C'erano però gli ambasciatori britannico, svedese e olandese (ci ho parlato, persona semplice e squisita), oltre a un parlamentare europeo francese e a un deputato inglese, ma nessun italiano. Visto il clima politico che si aggira per la penisola, non c'è da stupirsi.
Prima del Pride, nella sede di Accept, l'associazione per la difesa dei diritti dei gay che ha organizzato l'evento e il festival di cultura omosessuale che l'ha preceduto, l'atmosfera era festosa ma tesa. In Romania, e soprattutto nelle città minori, fare outing, dichiarare il proprio orientamento di genere, è una pratica che ancora in pochi si sentono di rischiare. L'omofobia è diffusissima, a tutti i livelli e le età, anche più che in Italia. E la chiesa locale gioca un forte ruolo in questo tentativo disperato di frenare un fiume che scorre sotterraneo ma sempre più impetuoso.
Le relazioni omosessuali sono più diffuse di quanto si pensi. Parlando con gli studenti, scopri un mondo che non ti aspetti, un universo aperto alla scoperta di una sessualità meno convenzionale. Ma appunto, è un fiume sotterraneo e nascosto, che stenta a venire allo scoperto, e tanti membri della comunità gay non hanno partecipato al Pride per paura di essere riconosciuti tra la piccola folla.
Eravamo tutti giovani e govanissimi. Pochi, non più di qualche centinaio, tra cui tanti stranieri e un folto gruppo di fotografi e giornalisti, più le ragazze che i ragazzi.
La manifestazione, nostante il percorso militarizzato, è stata gioiosa e colorata, con le stesse esternazioni di giubilo ed euforia che si possono notare nelle nostre strade in simili circostanze.
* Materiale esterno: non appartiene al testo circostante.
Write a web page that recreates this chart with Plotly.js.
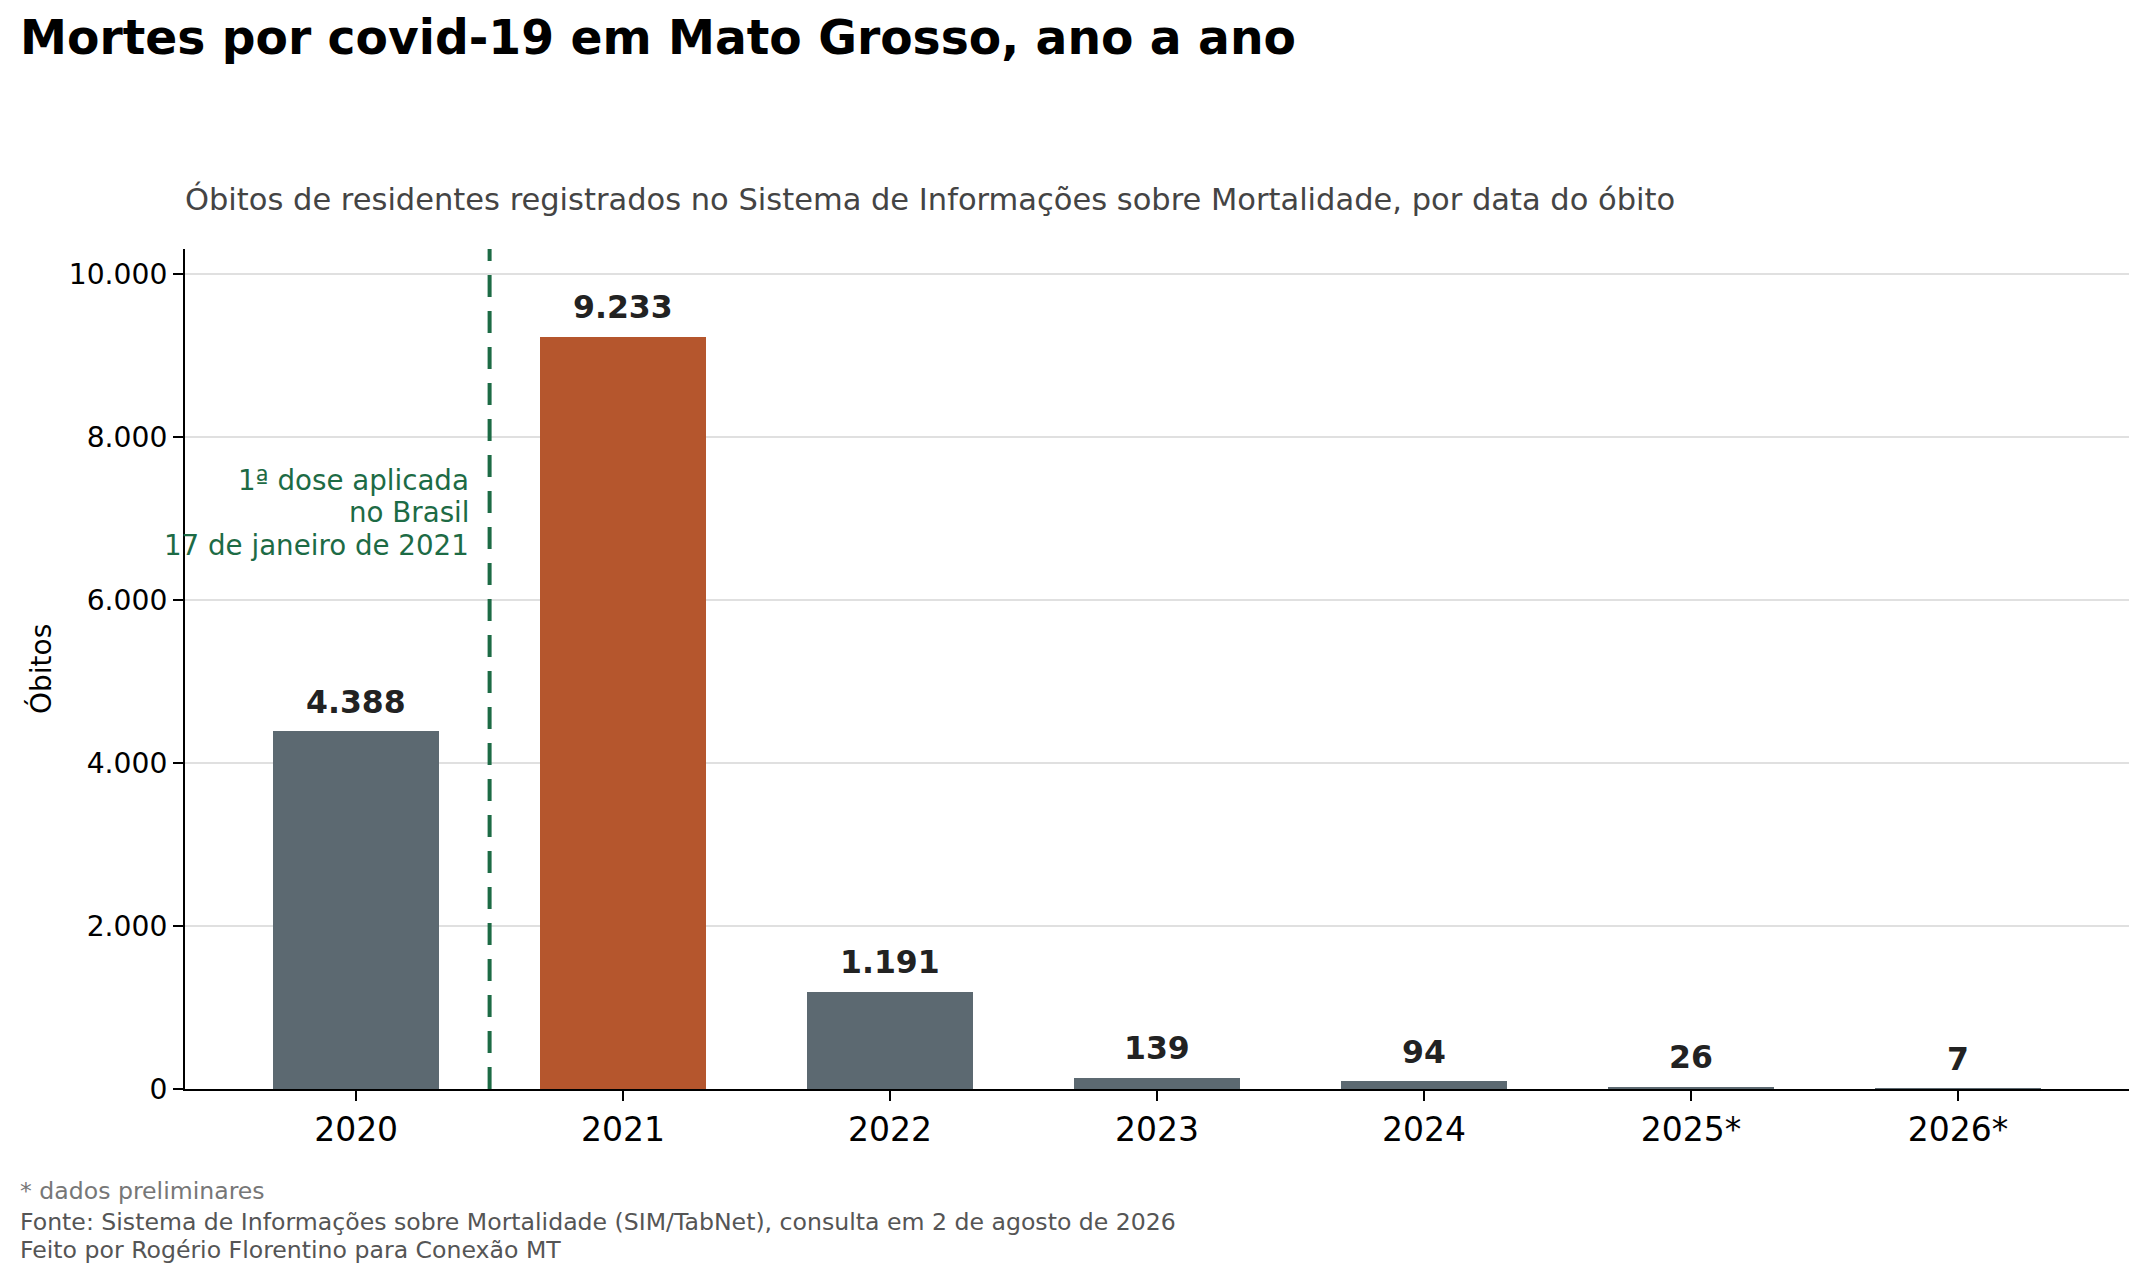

Transessuali, gay e lesbiche han dato vita a una festa a cielo aperto, con musica balli vestiti sgargianti fischietti palloncini e fiori. Un'enorme bandiera arcobaleno, come un serpente metropolitano, si è fatta strada nel breve percorso. Se pensiamo che le relazioni omosessuali sono state depenalizzate solo nel 2002, il Gay Pride è stato un successo.
Arrivati davanti al Palazzo del Parlmento, quello famoso fatto costruire da Ceauşescu, in una piazza di asfalto arsa dal sole, mi è sembrato di essere in un deserto di democrazia, una distesa arida in cui i diritti stentano a sbocciare. Sembra assurdo che nell'Europa del terzo millennio ci siano luoghi in cui non siano riconosciute le unioni tra persone dello stesso sesso. Il passo che anche da noi sembra difficile afferrare, è che i diritti civili rappresentano una conquista di libertà per tutti. Fortunatamente le resistenze non potranno frenare una società che non aspetta permessi scritti per mutare le forme del suo amore.